Composition of Yards and Perches
- Parliament of England
- Long title: Compositio Ulnarum et Perticarum
- Citation: Stat. Temp. Incert.
- Territorial extent: England and Wales; Ireland;

Dates
- Royal assent: Unknown
- Commencement: Unknown
- Repealed: England and Wales: 28 July 1863; Ireland: 10 August 1872;

Other legislation
- Amended by: Weights and Measures Act 1824;
- Repealed by: England and Wales: Statute Law Revision Act 1863; Ireland: Statute Law (Ireland) Revision Act 1872;
- Relates to: Statute for the Measuring of Land

Status: Repealed

Text of statute as originally enacted

= Composition of Yards and Perches =

Medieval English statute of measure

The Composition of Yards and Perches (Compositio Ulnarum et Perticarum) or the Statute of Ells and Perches was a medieval English statute defining the length of the barleycorn, inch, foot, yard, and perch, as well as the area of the acre. Its date has been estimated at 1266–1303.

The Composition of Yards and Perches belongs to a class of documents known as Statutes of uncertain date generally thought to be from c. 1250 to 1305. Although not originally statutes, they gradually acquired the force of law. In some early statute books Composition of Yards and Perches was appended to another statute of uncertain date, the Statute for the Measuring of Land also known as Statutum de Admensuratione Terrase [An Ordinance for Measuring of Land], sometimes listed as 33° Edward I. st. 6. (1305).

The Latin text from the manuscript known as BL Cotton MS Claudius D 2 is translated in Ruffhead's Statutes at Large as

It is ordained that 3 grains of barley dry and round do make an inch, 12 inches make 1 foot, 3 feet make 1 yard, 5 yards and a half make a perch, and 40 perches in length and 4 in breadth make an acre.

A similar statement is made in Liber Horn (as published in The Statutes of the Realm):

And be it remembered that the iron yard of our Lord the King containeth 3 feet and no more, and a foot ought to contain 12 inches by the right measure of this yard measured, to wit, the 36th part of this yard rightly measured maketh 1 inch neither more nor less and 5 yards and a half make a perch that is 16 feet and a half measured by the aforesaid yard of our Lord the King.
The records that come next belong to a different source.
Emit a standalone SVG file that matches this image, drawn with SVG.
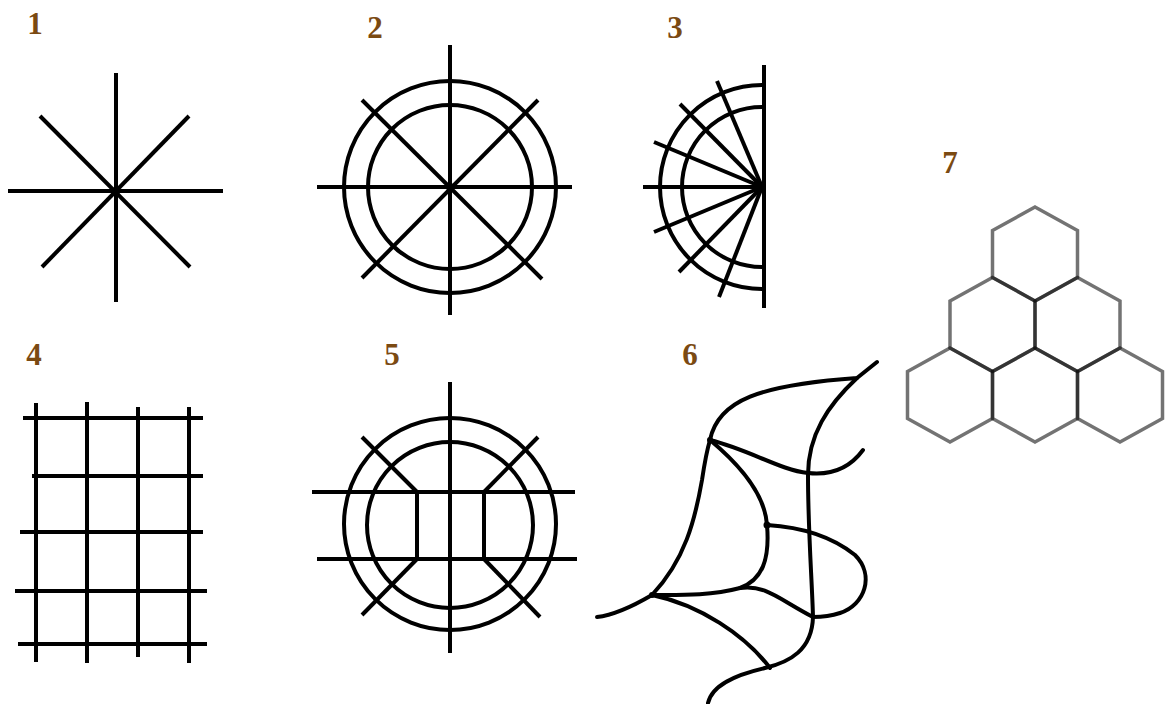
<svg xmlns="http://www.w3.org/2000/svg" width="1170" height="704" viewBox="0 0 1170 704">
<style>
.ln{stroke:#000;stroke-width:4;fill:none;stroke-linecap:butt}
.cv{stroke:#000;stroke-width:4;fill:none;stroke-linecap:round;stroke-linejoin:round}
.hex{stroke:#000;stroke-opacity:0.55;stroke-width:3.5;fill:none;stroke-linejoin:miter}
.lbl{font-family:"Liberation Serif",serif;font-weight:bold;font-size:31px;fill:#7b4a12;text-anchor:middle}
</style>
<rect width="1170" height="704" fill="#fff"/>

<g id="fig1">
<text class="lbl" x="35" y="34">1</text>
<line class="ln" x1="116" y1="73" x2="116" y2="302"/>
<line class="ln" x1="8" y1="191" x2="223" y2="191"/>
<line class="ln" x1="40" y1="116" x2="190" y2="267"/>
<line class="ln" x1="189" y1="116" x2="42" y2="267"/>
<circle cx="116" cy="191" r="4"/>
</g>

<g id="fig2">
<text class="lbl" x="375" y="38">2</text>
<circle class="ln" cx="450" cy="187" r="106"/>
<circle class="ln" cx="450" cy="187" r="82"/>
<line class="ln" x1="450" y1="45" x2="450" y2="315"/>
<line class="ln" x1="317" y1="187" x2="572" y2="187"/>
<line class="ln" x1="362" y1="100" x2="542" y2="279"/>
<line class="ln" x1="538" y1="100" x2="362" y2="278"/>
<circle cx="450" cy="187" r="4"/>
</g>

<g id="fig3">
<text class="lbl" x="675" y="38">3</text>
<line class="ln" x1="764" y1="65" x2="764" y2="308"/>
<path class="ln" d="M762,85 A102,102 0 0 0 762,289"/>
<path class="ln" d="M762,107 A80,80 0 0 0 762,267"/>
<line class="ln" x1="762" y1="187" x2="643" y2="187"/>
<line class="ln" x1="762" y1="187" x2="654" y2="142"/>
<line class="ln" x1="762" y1="187" x2="654" y2="232"/>
<line class="ln" x1="762" y1="187" x2="680" y2="104"/>
<line class="ln" x1="762" y1="187" x2="679" y2="272"/>
<line class="ln" x1="762" y1="187" x2="717" y2="81"/>
<line class="ln" x1="762" y1="187" x2="719" y2="297"/>
<circle cx="761" cy="187" r="5"/>
</g>

<g id="fig4">
<text class="lbl" x="34" y="365">4</text>
<line class="ln" x1="36" y1="403" x2="36" y2="662"/>
<line class="ln" x1="87" y1="402" x2="87" y2="663"/>
<line class="ln" x1="138" y1="407" x2="138" y2="657"/>
<line class="ln" x1="189" y1="407" x2="189" y2="663"/>
<line class="ln" x1="23" y1="418" x2="203" y2="418"/>
<line class="ln" x1="32" y1="476" x2="203" y2="476"/>
<line class="ln" x1="20" y1="532" x2="203" y2="532"/>
<line class="ln" x1="15" y1="591" x2="207" y2="591"/>
<line class="ln" x1="18" y1="644" x2="207" y2="644"/>
</g>

<g id="fig5">
<text class="lbl" x="392" y="365">5</text>
<circle class="ln" cx="450" cy="524" r="106"/>
<circle class="ln" cx="450" cy="525" r="83"/>
<line class="ln" x1="450" y1="382" x2="450" y2="653"/>
<line class="ln" x1="312" y1="492" x2="575" y2="492"/>
<line class="ln" x1="317" y1="559" x2="577" y2="559"/>
<line class="ln" x1="417" y1="492" x2="417" y2="559"/>
<line class="ln" x1="484" y1="492" x2="484" y2="559"/>
<line class="ln" x1="362" y1="437" x2="417" y2="492"/>
<line class="ln" x1="538" y1="437" x2="484" y2="492"/>
<line class="ln" x1="362" y1="615" x2="417" y2="559"/>
<line class="ln" x1="540" y1="617" x2="484" y2="559"/>
</g>

<g id="fig6">
<text class="lbl" x="690" y="365">6</text>
<path class="cv" d="M710,440 C718,400 760,385 857,378 L877,362"/>
<path class="cv" d="M857,378 C828,405 808,435 808,475 C808,530 812,580 813,617"/>
<path class="cv" d="M813,617 C812,650 790,662 765,668 C735,675 712,685 708,703"/>
<path class="cv" d="M710,440 C750,450 780,470 808,473 C835,476 852,465 863,450"/>
<path class="cv" d="M710,440 C740,465 765,495 767,525"/>
<path class="cv" d="M767,525 C800,527 830,535 855,555 C875,575 865,605 840,613 C828,617 818,617 813,617"/>
<path class="cv" d="M767,525 C770,560 762,580 740,588 C710,596 680,595 652,595"/>
<path class="cv" d="M740,588 C765,584 780,600 813,617"/>
<path class="cv" d="M652,595 C635,605 615,615 597,617"/>
<path class="cv" d="M652,595 C685,560 695,520 702,480 C705,460 707,450 710,440"/>
<path class="cv" d="M652,595 C700,605 745,635 770,668"/>
<circle cx="767" cy="525" r="3.5"/>
<circle cx="710" cy="440" r="3"/>
<circle cx="652" cy="595" r="3"/>
</g>

<g id="fig7">
<text class="lbl" x="950" y="173">7</text>
<defs>
<polygon id="hx" points="0,-47 42.5,-23.5 42.5,23.5 0,47 -42.5,23.5 -42.5,-23.5"/>
</defs>
<use href="#hx" class="hex" x="1035" y="254"/>
<use href="#hx" class="hex" x="992.5" y="324.5"/>
<use href="#hx" class="hex" x="1077.5" y="324.5"/>
<use href="#hx" class="hex" x="950" y="395"/>
<use href="#hx" class="hex" x="1035" y="395"/>
<use href="#hx" class="hex" x="1120" y="395"/>
</g>
</svg>
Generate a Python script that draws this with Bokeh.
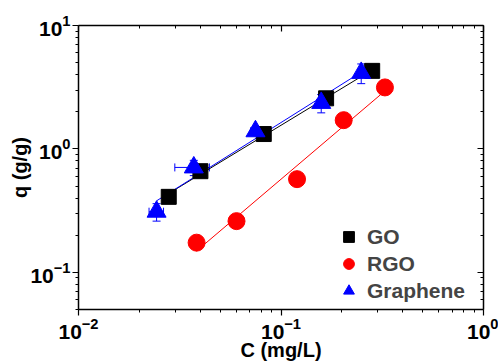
import numpy as np
from bokeh.plotting import figure
from bokeh.models import LogAxis, Legend, LegendItem, Whisker, ColumnDataSource, FixedTicker, LogTickFormatter
from bokeh.embed import file_html
from bokeh.resources import INLINE

# data
go_c = [0.0279, 0.040, 0.0822, 0.167, 0.282]
go_q = [0.409, 0.66, 1.32, 2.57, 4.29]
rgo_c = [0.0383, 0.0603, 0.120, 0.204, 0.326]
rgo_q = [0.174, 0.260, 0.569, 1.71, 3.15]
gr_c = [0.0243, 0.0371, 0.0748, 0.158, 0.249]
gr_q = [0.310, 0.708, 1.39, 2.36, 4.13]
gr_cerr = [0.002, 0.0072, 0.004, 0.008, 0.01]
gr_qerr = [0.05, 0.10, 0.10, 0.40, 0.75]
x_major = [0.01, 0.1, 1.0]
y_major = [0.1, 1.0, 10.0]

FONT = "Liberation Sans"

def minors(majors):
    out = []
    for m in majors:
        out += [m * k for k in range(2, 10)]
    return out

p = figure(width=498, height=363, x_axis_type="log", y_axis_type="log",
           x_range=(0.01, 1.0), y_range=(0.05, 10.0),
           output_backend="svg", toolbar_location=None,
           min_border_left=78, min_border_right=15, min_border_top=25, min_border_bottom=53)
p.outline_line_color = None
p.xgrid.visible = False
p.ygrid.visible = False

def style(ax, inside=False, labels=True):
    ax.axis_line_color = "black"
    ax.axis_line_width = 1.5
    ax.major_tick_line_color = "black"
    ax.minor_tick_line_color = "black"
    ax.major_tick_line_width = 1.2
    ax.minor_tick_line_width = 1
    if inside:
        ax.major_tick_in, ax.major_tick_out = 6, 0
        ax.minor_tick_in, ax.minor_tick_out = 3, 0
    else:
        ax.major_tick_in, ax.major_tick_out = 0, 6
        ax.minor_tick_in, ax.minor_tick_out = 0, 3
    if labels:
        ax.major_label_text_font = FONT
        ax.major_label_text_font_style = "bold"
        ax.major_label_text_font_size = "21px"
        ax.major_label_text_color = "black"
        ax.axis_label_text_font = FONT
        ax.axis_label_text_font_style = "bold"
        ax.axis_label_text_font_size = "20px"
        ax.axis_label_text_color = "black"
    else:
        ax.major_label_text_font_size = "1px"
        ax.major_label_text_alpha = 0
        ax.major_label_standoff = 0

p.xaxis.ticker = FixedTicker(ticks=x_major, minor_ticks=minors([0.01, 0.1]))
p.yaxis.ticker = FixedTicker(ticks=y_major, minor_ticks=minors([0.01, 0.1, 1.0]))
p.xaxis.formatter = LogTickFormatter()
p.yaxis.formatter = LogTickFormatter()
style(p.xaxis[0])
style(p.yaxis[0])
p.xaxis.axis_label = "C (mg/L)"
p.yaxis.axis_label = "q (g/g)"
p.xaxis.axis_label_standoff = -3
p.yaxis.axis_label_standoff = -4
p.xaxis.major_label_standoff = 2
p.yaxis.major_label_standoff = 2

top = LogAxis(ticker=FixedTicker(ticks=x_major, minor_ticks=minors([0.01, 0.1])))
style(top, inside=True, labels=False)
right = LogAxis(ticker=FixedTicker(ticks=y_major, minor_ticks=minors([0.01, 0.1, 1.0])))
style(right, inside=True, labels=False)
p.add_layout(top, "above")
p.add_layout(right, "right")

def fit_line(c, q, color):
    lc, lq = np.log10(c), np.log10(q)
    k, b = np.polyfit(lc, lq, 1)
    xs = np.array([min(c), max(c)])
    ys = 10 ** (k * np.log10(xs) + b)
    p.line(xs, ys, line_color=color, line_width=1)

fit_line(go_c, go_q, "black")
fit_line(rgo_c, rgo_q, "red")
fit_line(gr_c, gr_q, "blue")

# error bars for graphene
gsrc = ColumnDataSource(dict(
    c=gr_c, q=gr_q,
    cl=[c - e for c, e in zip(gr_c, gr_cerr)], cu=[c + e for c, e in zip(gr_c, gr_cerr)],
    ql=[q - e for q, e in zip(gr_q, gr_qerr)], qu=[q + e for q, e in zip(gr_q, gr_qerr)]))
for dim, base, lo, hi in (("height", "c", "ql", "qu"), ("width", "q", "cl", "cu")):
    w = Whisker(source=gsrc, base=base, lower=lo, upper=hi, dimension=dim,
                line_color="blue", line_width=1)
    w.upper_head.line_color = "blue"; w.lower_head.line_color = "blue"
    w.upper_head.size = 8; w.lower_head.size = 8
    p.add_layout(w)

r_go = p.scatter(go_c, go_q, marker="square", size=15, fill_color="black", line_color="black")
r_rgo = p.scatter(rgo_c, rgo_q, marker="circle", size=17, fill_color="red", line_color="red")
r_gr = p.scatter(gr_c, gr_q, marker="triangle", size=19, fill_color="blue", line_color="blue")

legend = Legend(items=[LegendItem(label="GO", renderers=[r_go]),
                       LegendItem(label="RGO", renderers=[r_rgo]),
                       LegendItem(label="Graphene", renderers=[r_gr])],
                location=(257, 5), glyph_width=27, glyph_height=27, spacing=0,
                padding=0, margin=0, border_line_color=None, background_fill_alpha=0,
                label_text_font=FONT, label_text_font_style="bold",
                label_text_font_size="21px", label_standoff=5)
p.add_layout(legend, "center")

open("out.html", "w").write(file_html(p, INLINE))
== Subsequent developments ==
The act was extended to Ireland by Poynings' Law 1495 (10 Hen. 7. c. 22 (I)).

The Composition of Yards and Perches was repealed by section 23 of the Weights and Measures Act 1824 (5 Geo. 4. c. 74), with savings.

The whole act was repealed for England and Wales by section 1 of, and the schedule to, the Statute Law Revision Act 1863 (26 & 27 Vict. c. 125), which came into force on 28 July 1863.

The whole act was repealed for Ireland by section 1 of, and the schedule to, the Statute Law (Ireland) Revision Act 1872 (35 & 36 Vict. c. 98), which came into force on 10 August 1872.